デカバンクのアンドレアス・ショエル氏は、英EU離脱とフランスの反政府抗議活動がドイツ経済の逆風になる可能性があると指摘。米中貿易戦争の緊張緩和の兆しが、ドイツ経済の支援要因になる可能性も指摘した。
同氏はリポートで「クリスマス前に明るい材料が出る見込みはない」とし、世界経済は明るい材料よりも依然としてリスクのほうが多いとの見方を示した。
ドイツ政府は、輸出に代わって成長のけん引役となった消費が、来年施行する中高所得層向け減税や児童手当拡大によって加速することを期待している。

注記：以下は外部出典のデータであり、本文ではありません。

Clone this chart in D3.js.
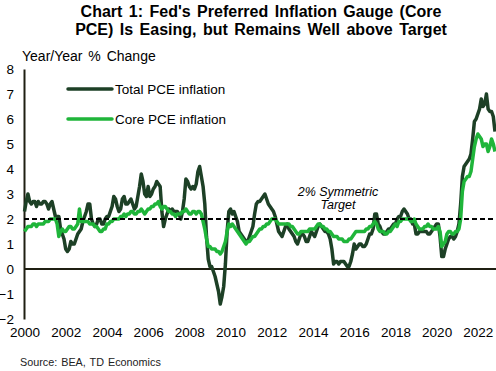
<!DOCTYPE html>
<html>
<head>
<meta charset="utf-8">
<script src="https://cdn.jsdelivr.net/npm/d3@7"></script>
<style>
body { margin: 0; background: #fff; }
svg { display: block; font-family: Arial, "Liberation Sans", sans-serif; }
</style>
</head>
<body>
<svg id="chart" width="496" height="371"></svg>
<script>
// Monthly y/y % change, Jan 2000 - Nov 2022
const startYear = 2000;
const totalPce = [
  2.3, 2.7, 3.0, 2.7, 2.6, 2.7, 2.7, 2.5, 2.7, 2.6, 2.6, 2.7, // 2000
  2.7, 2.6, 2.4, 2.6, 2.7, 2.4, 2.1, 2.1, 2.1, 1.6, 1.4, 1.2, // 2001
  0.8, 0.7, 0.8, 1.1, 1.0, 1.0, 1.2, 1.4, 1.5, 1.6, 1.9, 2.1, // 2002
  2.3, 2.6, 2.6, 2.0, 1.8, 1.7, 1.8, 2.0, 2.0, 1.8, 1.8, 2.0, // 2003
  2.1, 2.1, 2.3, 2.5, 2.9, 2.8, 2.5, 2.3, 2.4, 2.8, 2.9, 2.6, // 2004
  2.6, 2.7, 2.8, 2.6, 2.4, 2.5, 2.9, 3.3, 3.8, 3.5, 3.0, 2.9, // 2005
  3.3, 2.9, 3.0, 3.2, 3.3, 3.5, 3.4, 3.3, 2.3, 1.7, 2.0, 2.2, // 2006
  2.4, 2.3, 2.4, 2.3, 2.3, 2.3, 2.2, 2.0, 2.3, 2.8, 3.6, 3.5, // 2007
  3.3, 3.2, 3.3, 3.2, 3.4, 3.9, 4.1, 3.7, 3.3, 2.6, 1.3, 0.4, // 2008
  0.1, 0.1, -0.1, -0.3, -0.6, -0.9, -1.4, -1.1, -0.7, 0.2, 1.5, 2.3, // 2009
  2.4, 2.2, 2.3, 2.1, 1.9, 1.5, 1.4, 1.3, 1.2, 1.1, 1.1, 1.3, // 2010
  1.5, 1.7, 2.2, 2.6, 2.7, 2.7, 2.8, 2.9, 3.0, 2.8, 2.6, 2.5, // 2011
  2.4, 2.3, 2.1, 1.8, 1.5, 1.4, 1.3, 1.5, 1.7, 1.8, 1.6, 1.5, // 2012
  1.4, 1.3, 1.1, 1.0, 1.2, 1.4, 1.4, 1.3, 1.1, 1.1, 1.3, 1.5, // 2013
  1.4, 1.3, 1.5, 1.7, 1.8, 1.7, 1.6, 1.5, 1.5, 1.4, 1.2, 0.8, // 2014
  0.2, 0.3, 0.3, 0.2, 0.3, 0.3, 0.3, 0.2, 0.1, 0.1, 0.3, 0.6, // 2015
  1.0, 0.8, 0.9, 1.0, 1.0, 0.9, 0.9, 1.0, 1.2, 1.4, 1.4, 1.6, // 2016
  2.2, 2.2, 1.8, 1.7, 1.5, 1.4, 1.4, 1.5, 1.6, 1.6, 1.7, 1.8, // 2017
  1.8, 2.0, 2.1, 2.1, 2.3, 2.4, 2.3, 2.2, 2.0, 2.0, 1.8, 1.8, // 2018
  1.4, 1.4, 1.5, 1.5, 1.5, 1.5, 1.5, 1.4, 1.4, 1.5, 1.6, 1.7, // 2019
  1.8, 1.8, 1.3, 0.5, 0.5, 0.8, 1.0, 1.2, 1.3, 1.3, 1.2, 1.3, // 2020
  1.5, 1.8, 2.6, 3.7, 4.1, 4.2, 4.3, 4.4, 4.6, 5.2, 5.9, 6.0, // 2021
  6.2, 6.4, 6.8, 6.5, 6.6, 7.0, 6.4, 6.3, 6.3, 6.1, 5.5        // 2022
];
const corePce = [
  1.5, 1.6, 1.7, 1.7, 1.7, 1.8, 1.8, 1.7, 1.8, 1.8, 1.8, 1.8, // 2000
  1.9, 1.9, 1.9, 2.0, 2.0, 2.0, 2.0, 1.8, 1.3, 1.5, 1.6, 1.5, // 2001
  1.5, 1.6, 1.7, 1.7, 1.6, 1.6, 1.7, 1.8, 2.4, 1.9, 1.9, 1.9, // 2002
  1.9, 1.9, 1.8, 1.8, 1.8, 1.7, 1.7, 1.6, 1.5, 1.5, 1.6, 1.6, // 2003
  1.8, 1.8, 1.9, 1.9, 2.0, 2.0, 2.0, 2.0, 2.1, 2.1, 2.2, 2.1, // 2004
  2.2, 2.2, 2.3, 2.3, 2.2, 2.2, 2.3, 2.3, 2.4, 2.3, 2.2, 2.3, // 2005
  2.4, 2.4, 2.5, 2.5, 2.6, 2.6, 2.7, 2.5, 2.4, 2.5, 2.5, 2.4, // 2006
  2.3, 2.3, 2.2, 2.2, 2.1, 2.2, 2.2, 2.2, 2.3, 2.3, 2.4, 2.3, // 2007
  2.2, 2.2, 2.3, 2.3, 2.2, 2.3, 2.3, 2.2, 1.9, 1.6, 1.2, 0.9, // 2008
  0.9, 0.8, 0.8, 0.8, 0.7, 0.7, 0.6, 0.7, 0.9, 1.1, 1.5, 1.8, // 2009
  1.7, 1.8, 1.7, 1.6, 1.5, 1.4, 1.3, 1.2, 1.1, 1.0, 1.1, 1.1, // 2010
  1.2, 1.3, 1.3, 1.4, 1.5, 1.6, 1.6, 1.7, 1.7, 1.8, 1.8, 1.9, // 2011
  2.0, 2.0, 2.0, 1.9, 1.8, 1.8, 1.8, 1.8, 1.8, 1.8, 1.8, 1.7, // 2012
  1.7, 1.6, 1.5, 1.4, 1.4, 1.5, 1.5, 1.5, 1.5, 1.5, 1.6, 1.6, // 2013
  1.6, 1.6, 1.7, 1.8, 1.8, 1.7, 1.7, 1.6, 1.6, 1.5, 1.5, 1.4, // 2014
  1.3, 1.3, 1.3, 1.2, 1.2, 1.2, 1.1, 1.1, 1.1, 1.2, 1.2, 1.3, // 2015
  1.4, 1.5, 1.5, 1.5, 1.5, 1.5, 1.5, 1.6, 1.6, 1.7, 1.7, 1.8, // 2016
  1.9, 1.8, 1.6, 1.5, 1.5, 1.5, 1.4, 1.4, 1.5, 1.5, 1.6, 1.7, // 2017
  1.8, 1.7, 1.9, 1.9, 2.0, 2.0, 2.0, 2.0, 2.0, 1.9, 1.9, 2.0, // 2018
  1.8, 1.7, 1.6, 1.6, 1.6, 1.7, 1.7, 1.8, 1.7, 1.7, 1.6, 1.6, // 2019
  1.6, 1.7, 1.5, 0.9, 1.0, 1.1, 1.4, 1.5, 1.5, 1.4, 1.4, 1.5, // 2020
  1.5, 1.6, 2.0, 3.1, 3.5, 3.6, 3.7, 3.7, 3.9, 4.4, 4.9, 5.2, // 2021
  5.4, 5.3, 5.2, 4.9, 5.0, 5.0, 4.7, 4.9, 5.2, 5.0, 4.7        // 2022
];
const yTicks = [-2, -1, 0, 1, 2, 3, 4, 5, 6, 7, 8];
const xTickYears = [2000, 2002, 2004, 2006, 2008, 2010, 2012, 2014, 2016, 2018, 2020, 2022];
const target = 2;
const seriesNames = ["Total PCE inflation", "Core PCE inflation"];
const seriesColors = ["#1d4026", "#1fb53a"];

const svg = d3.select("#chart");

const x = d3.scaleLinear()
    .domain([startYear, startYear + (totalPce.length - 1) / 12])
    .range([24.5, 495]);
const y = d3.scaleLinear().domain([-2, 8]).range([319, 69]);

// Title
const title = svg.append("g")
    .attr("font-weight", "bold")
    .attr("font-size", "16px")
    .attr("text-anchor", "middle")
    .attr("word-spacing", "2px");
title.append("text").attr("x", 261).attr("y", 17).text("Chart 1: Fed's Preferred Inflation Gauge (Core");
title.append("text").attr("x", 261).attr("y", 35).text("PCE) Is Easing, but Remains Well above Target");

svg.append("text")
    .attr("x", 22).attr("y", 61)
    .attr("font-size", "14px")
    .attr("word-spacing", "2px")
    .text("Year/Year % Change");

// Zero line
svg.append("line")
    .attr("x1", 24).attr("x2", 496)
    .attr("y1", y(0)).attr("y2", y(0))
    .attr("stroke", "#1f1f12").attr("stroke-width", 2);

// Y axis
const yAxis = svg.append("g")
    .attr("transform", "translate(24,0)")
    .call(d3.axisLeft(y).tickValues(yTicks).tickSize(0).tickPadding(10).tickFormat(d3.format("d")));
yAxis.select(".domain").attr("stroke", "#1f1f12").attr("stroke-width", 2);
yAxis.selectAll("text").attr("font-size", "13.5px").attr("fill", "#000").attr("font-family", null);

// X axis labels (no line)
const xAxis = svg.append("g")
    .attr("transform", "translate(0,325)")
    .call(d3.axisBottom(x).tickValues(xTickYears).tickSize(0).tickPadding(2).tickFormat(d3.format("d")));
xAxis.select(".domain").remove();
xAxis.selectAll("text").attr("font-size", "13.5px").attr("fill", "#000").attr("font-family", null);

// Series
const line = d3.line()
    .x((d, i) => x(startYear + i / 12))
    .y(d => y(d));

[totalPce, corePce].forEach((s, k) => {
  svg.append("path")
      .datum(s)
      .attr("fill", "none")
      .attr("stroke", seriesColors[k])
      .attr("stroke-width", 3.5)
      .attr("stroke-linejoin", "round")
      .attr("d", line);
});

// Target line
svg.append("line")
    .attr("x1", 24).attr("x2", 496)
    .attr("y1", y(target)).attr("y2", y(target))
    .attr("stroke", "#000").attr("stroke-width", 2)
    .attr("stroke-dasharray", "5,3");

const ann = svg.append("g")
    .attr("font-size", "12.5px")
    .attr("font-style", "italic")
    .attr("text-anchor", "middle");
ann.append("text").attr("x", 338).attr("y", 196).text("2% Symmetric");
ann.append("text").attr("x", 338).attr("y", 209).text("Target");

// Legend
const legend = svg.append("g");
seriesNames.forEach((name, k) => {
  const ly = 89 + k * 30;
  legend.append("line")
      .attr("x1", 68).attr("x2", 112)
      .attr("y1", ly).attr("y2", ly)
      .attr("stroke", seriesColors[k]).attr("stroke-width", 3.5)
      .attr("stroke-linecap", "round");
  legend.append("text")
      .attr("x", 115).attr("y", ly + 5)
      .attr("font-size", "13.5px")
      .text(name);
});

svg.append("text")
    .attr("x", 20).attr("y", 366)
    .attr("font-size", "10.8px")
    .attr("fill", "#222")
    .attr("word-spacing", "1px")
    .text("Source: BEA, TD Economics");
</script>
</body>
</html>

IFOのボールラーベ氏は、所得増や雇用拡大を踏まえ消費が増大する可能性があるとの見方を示した。
第3・四半期は、自動車業界の新燃費規制対応の遅れなどからマイナス成長となったが、第4・四半期は回復が予想されている。
低金利や良好な労働市場、賃金上昇が成長を支援すると見られるが、リスクは高まっている。
キャピタル・エコノミクスのアンドリュー・ケニングハム氏は、「来年の成長率が今年の1.5%から1.8%に加速するとの当社の予想へのリスクは明らかに高まっている」と指摘。「今のところ、欧州中央銀行(ECB)は2019年9月に利上げするとの予想を維持しているが、経済情勢悪化で据え置きが長期化する可能性が高まっている」と指摘した。